Given exercise: Pictures stay out of this copy; please retype only the lines from the start of the records through the line with "24.7, 24.2, 24.0];".

Supplied information:
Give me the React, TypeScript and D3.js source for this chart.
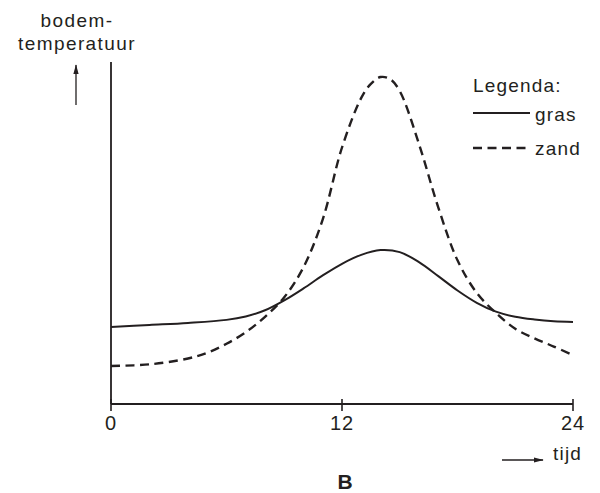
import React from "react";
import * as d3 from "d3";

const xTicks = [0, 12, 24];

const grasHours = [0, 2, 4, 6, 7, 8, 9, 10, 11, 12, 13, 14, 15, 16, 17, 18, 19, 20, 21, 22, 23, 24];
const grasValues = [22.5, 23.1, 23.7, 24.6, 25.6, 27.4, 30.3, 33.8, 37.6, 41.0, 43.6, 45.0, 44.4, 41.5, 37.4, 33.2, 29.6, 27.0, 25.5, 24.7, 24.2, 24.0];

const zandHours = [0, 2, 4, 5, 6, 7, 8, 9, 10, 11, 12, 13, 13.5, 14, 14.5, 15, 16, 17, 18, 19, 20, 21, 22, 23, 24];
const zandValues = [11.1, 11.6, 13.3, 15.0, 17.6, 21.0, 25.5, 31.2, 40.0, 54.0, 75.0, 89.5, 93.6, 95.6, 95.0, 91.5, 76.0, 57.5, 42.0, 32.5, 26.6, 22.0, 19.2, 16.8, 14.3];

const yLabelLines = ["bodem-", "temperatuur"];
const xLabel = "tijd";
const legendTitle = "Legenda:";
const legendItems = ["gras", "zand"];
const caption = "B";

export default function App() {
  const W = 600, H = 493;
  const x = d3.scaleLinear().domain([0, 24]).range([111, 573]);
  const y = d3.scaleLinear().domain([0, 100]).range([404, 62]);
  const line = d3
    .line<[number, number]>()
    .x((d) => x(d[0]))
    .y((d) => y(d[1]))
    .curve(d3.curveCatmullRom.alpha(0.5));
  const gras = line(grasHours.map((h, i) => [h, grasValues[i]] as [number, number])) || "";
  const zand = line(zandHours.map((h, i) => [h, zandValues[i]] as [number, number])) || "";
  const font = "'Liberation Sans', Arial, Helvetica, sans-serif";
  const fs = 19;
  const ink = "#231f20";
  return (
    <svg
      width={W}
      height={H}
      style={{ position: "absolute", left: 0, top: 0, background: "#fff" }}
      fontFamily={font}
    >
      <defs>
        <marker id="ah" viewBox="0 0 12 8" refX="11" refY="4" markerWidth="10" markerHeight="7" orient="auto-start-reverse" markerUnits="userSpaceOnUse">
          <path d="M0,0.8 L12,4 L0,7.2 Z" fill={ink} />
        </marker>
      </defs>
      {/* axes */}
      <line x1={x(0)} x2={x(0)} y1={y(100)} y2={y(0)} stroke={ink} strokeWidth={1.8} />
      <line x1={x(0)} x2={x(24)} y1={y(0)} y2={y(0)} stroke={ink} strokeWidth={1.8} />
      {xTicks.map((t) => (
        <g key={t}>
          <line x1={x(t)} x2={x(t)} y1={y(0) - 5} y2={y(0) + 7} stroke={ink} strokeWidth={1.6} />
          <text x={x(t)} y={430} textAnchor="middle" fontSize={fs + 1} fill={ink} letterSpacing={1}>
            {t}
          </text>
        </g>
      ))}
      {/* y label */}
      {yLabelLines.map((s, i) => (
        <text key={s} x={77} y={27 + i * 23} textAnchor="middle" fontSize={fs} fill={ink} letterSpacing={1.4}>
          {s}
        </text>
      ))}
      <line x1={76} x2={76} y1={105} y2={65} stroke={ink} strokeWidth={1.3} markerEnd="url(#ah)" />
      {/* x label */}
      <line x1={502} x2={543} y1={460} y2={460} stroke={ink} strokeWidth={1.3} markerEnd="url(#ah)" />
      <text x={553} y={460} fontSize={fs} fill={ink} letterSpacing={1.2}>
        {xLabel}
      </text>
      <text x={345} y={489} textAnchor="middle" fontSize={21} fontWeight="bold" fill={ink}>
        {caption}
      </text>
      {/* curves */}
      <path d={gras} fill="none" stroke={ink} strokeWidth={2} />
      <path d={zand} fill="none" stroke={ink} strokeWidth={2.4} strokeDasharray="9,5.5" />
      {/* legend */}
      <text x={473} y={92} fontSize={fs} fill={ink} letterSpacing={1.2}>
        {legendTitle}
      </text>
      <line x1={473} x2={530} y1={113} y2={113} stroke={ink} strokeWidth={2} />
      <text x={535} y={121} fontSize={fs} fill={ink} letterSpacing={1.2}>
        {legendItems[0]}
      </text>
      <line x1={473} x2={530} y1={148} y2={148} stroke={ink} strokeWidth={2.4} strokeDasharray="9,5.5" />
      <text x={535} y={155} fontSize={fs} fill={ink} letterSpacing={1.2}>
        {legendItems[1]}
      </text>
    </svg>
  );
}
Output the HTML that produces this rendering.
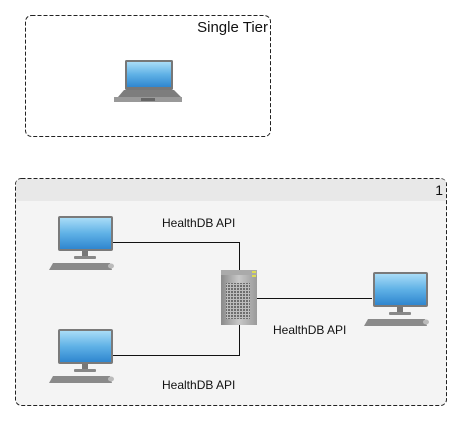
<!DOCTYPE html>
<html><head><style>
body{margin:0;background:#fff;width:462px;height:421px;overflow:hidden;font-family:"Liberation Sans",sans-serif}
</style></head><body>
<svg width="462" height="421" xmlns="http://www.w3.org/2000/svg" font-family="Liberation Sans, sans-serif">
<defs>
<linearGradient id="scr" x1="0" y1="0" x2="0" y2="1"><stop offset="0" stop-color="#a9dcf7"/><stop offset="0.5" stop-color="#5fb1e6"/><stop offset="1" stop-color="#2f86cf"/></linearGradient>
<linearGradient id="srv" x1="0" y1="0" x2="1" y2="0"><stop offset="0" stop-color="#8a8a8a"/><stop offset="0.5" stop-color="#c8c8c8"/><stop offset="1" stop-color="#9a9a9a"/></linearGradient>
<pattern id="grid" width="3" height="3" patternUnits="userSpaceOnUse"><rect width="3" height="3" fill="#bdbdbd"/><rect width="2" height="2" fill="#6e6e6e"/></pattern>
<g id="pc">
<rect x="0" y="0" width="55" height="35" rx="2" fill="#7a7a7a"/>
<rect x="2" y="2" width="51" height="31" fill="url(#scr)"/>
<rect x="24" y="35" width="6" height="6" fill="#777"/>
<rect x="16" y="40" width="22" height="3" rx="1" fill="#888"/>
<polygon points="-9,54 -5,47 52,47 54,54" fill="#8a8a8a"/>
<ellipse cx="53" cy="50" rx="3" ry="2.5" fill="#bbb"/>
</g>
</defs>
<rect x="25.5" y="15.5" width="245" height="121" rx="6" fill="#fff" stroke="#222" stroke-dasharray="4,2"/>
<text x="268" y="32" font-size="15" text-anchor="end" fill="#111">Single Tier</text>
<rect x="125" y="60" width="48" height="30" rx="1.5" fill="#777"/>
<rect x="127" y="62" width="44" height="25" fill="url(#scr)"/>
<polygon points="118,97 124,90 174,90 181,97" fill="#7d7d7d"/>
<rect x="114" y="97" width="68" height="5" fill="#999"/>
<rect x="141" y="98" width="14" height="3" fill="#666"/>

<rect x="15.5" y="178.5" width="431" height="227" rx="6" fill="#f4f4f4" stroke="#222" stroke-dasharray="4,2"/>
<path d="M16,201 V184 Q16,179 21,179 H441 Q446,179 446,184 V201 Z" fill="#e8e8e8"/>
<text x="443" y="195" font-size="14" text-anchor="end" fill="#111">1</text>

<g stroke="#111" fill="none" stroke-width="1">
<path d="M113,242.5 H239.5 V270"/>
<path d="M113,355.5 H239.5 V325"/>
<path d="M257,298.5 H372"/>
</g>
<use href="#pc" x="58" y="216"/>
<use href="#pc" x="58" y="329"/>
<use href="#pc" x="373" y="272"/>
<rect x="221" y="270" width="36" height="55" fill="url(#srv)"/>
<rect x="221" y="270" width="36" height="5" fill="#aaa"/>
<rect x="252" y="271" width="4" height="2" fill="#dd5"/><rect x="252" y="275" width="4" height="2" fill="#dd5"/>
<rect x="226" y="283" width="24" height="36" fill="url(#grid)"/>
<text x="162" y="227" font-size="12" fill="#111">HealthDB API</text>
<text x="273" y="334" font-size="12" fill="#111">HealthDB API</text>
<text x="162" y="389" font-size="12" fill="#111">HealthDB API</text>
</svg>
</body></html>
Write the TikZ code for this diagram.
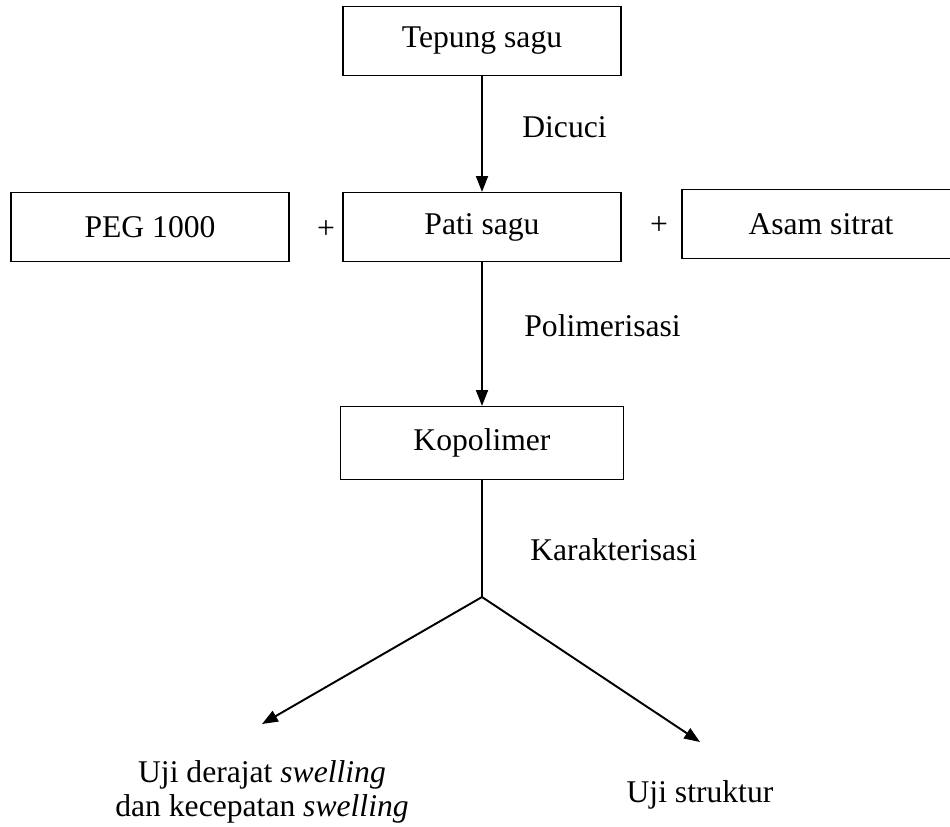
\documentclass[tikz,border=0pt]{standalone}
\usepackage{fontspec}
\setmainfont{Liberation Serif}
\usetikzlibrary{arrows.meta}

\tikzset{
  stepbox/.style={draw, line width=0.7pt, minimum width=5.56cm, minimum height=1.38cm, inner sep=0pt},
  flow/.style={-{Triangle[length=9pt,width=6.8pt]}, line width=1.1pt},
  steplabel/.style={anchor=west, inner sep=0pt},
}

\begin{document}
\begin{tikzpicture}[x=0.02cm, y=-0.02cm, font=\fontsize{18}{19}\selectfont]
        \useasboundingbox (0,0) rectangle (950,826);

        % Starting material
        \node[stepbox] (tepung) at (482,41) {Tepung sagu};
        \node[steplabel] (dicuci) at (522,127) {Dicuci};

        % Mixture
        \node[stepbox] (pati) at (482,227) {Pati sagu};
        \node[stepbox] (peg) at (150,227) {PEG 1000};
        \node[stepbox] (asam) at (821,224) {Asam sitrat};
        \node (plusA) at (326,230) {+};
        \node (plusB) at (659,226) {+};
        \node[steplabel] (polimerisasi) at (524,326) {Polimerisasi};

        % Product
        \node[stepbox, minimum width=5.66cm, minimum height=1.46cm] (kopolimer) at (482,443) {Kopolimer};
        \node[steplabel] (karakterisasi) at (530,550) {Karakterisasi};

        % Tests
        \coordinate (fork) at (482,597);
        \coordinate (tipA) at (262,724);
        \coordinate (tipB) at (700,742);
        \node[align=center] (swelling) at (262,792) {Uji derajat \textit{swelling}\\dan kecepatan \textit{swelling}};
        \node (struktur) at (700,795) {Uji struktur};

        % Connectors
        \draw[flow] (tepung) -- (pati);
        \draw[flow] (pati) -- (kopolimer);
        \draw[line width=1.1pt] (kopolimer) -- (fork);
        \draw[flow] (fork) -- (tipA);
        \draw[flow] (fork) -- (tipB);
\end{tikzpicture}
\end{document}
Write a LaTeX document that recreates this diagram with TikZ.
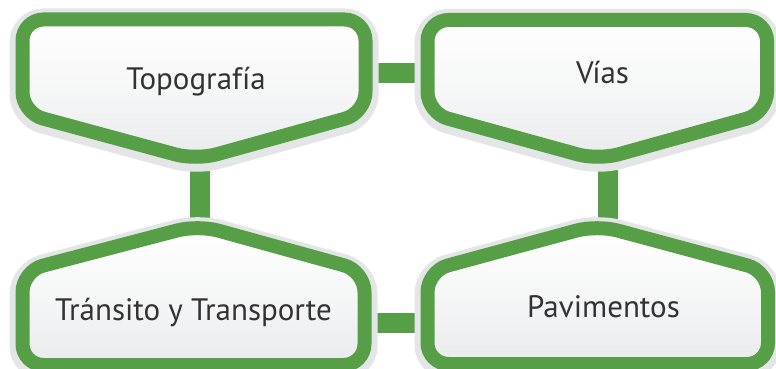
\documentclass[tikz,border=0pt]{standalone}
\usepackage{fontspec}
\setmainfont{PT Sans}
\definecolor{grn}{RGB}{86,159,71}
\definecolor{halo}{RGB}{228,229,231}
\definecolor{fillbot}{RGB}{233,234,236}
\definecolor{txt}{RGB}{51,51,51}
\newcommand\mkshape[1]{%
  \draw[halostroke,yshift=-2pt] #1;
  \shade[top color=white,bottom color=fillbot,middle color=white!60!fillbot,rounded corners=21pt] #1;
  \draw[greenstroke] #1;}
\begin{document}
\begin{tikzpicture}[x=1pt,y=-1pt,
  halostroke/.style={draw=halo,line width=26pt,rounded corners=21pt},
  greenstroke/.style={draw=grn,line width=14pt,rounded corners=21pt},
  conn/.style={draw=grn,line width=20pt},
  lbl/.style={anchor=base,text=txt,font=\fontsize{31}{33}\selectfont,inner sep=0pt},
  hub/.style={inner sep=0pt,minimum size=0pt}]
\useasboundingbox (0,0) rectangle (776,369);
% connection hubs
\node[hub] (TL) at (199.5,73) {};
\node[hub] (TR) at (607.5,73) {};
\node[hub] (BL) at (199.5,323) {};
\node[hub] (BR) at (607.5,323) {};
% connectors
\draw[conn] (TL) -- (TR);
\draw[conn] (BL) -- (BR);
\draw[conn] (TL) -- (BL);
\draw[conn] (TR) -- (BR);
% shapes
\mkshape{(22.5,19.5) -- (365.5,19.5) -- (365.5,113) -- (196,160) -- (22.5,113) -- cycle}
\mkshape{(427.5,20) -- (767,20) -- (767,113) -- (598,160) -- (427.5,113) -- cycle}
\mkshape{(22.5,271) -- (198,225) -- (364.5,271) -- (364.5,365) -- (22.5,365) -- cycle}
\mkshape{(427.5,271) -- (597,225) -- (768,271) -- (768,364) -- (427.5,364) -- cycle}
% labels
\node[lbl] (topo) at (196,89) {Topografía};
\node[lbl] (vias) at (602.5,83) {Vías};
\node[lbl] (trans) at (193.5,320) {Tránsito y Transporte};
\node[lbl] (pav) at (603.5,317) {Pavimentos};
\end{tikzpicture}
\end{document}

The completed task:
Give me the React, TypeScript and D3.js source for this chart.
import React from "react";
import * as d3 from "d3";

const xTicks = [0, 12, 24];

const grasHours = [0, 2, 4, 6, 7, 8, 9, 10, 11, 12, 13, 14, 15, 16, 17, 18, 19, 20, 21, 22, 23, 24];
const grasValues = [22.5, 23.1, 23.7, 24.6, 25.6, 27.4, 30.3, 33.8, 37.6, 41.0, 43.6, 45.0, 44.4, 41.5, 37.4, 33.2, 29.6, 27.0, 25.5, 24.7, 24.2, 24.0];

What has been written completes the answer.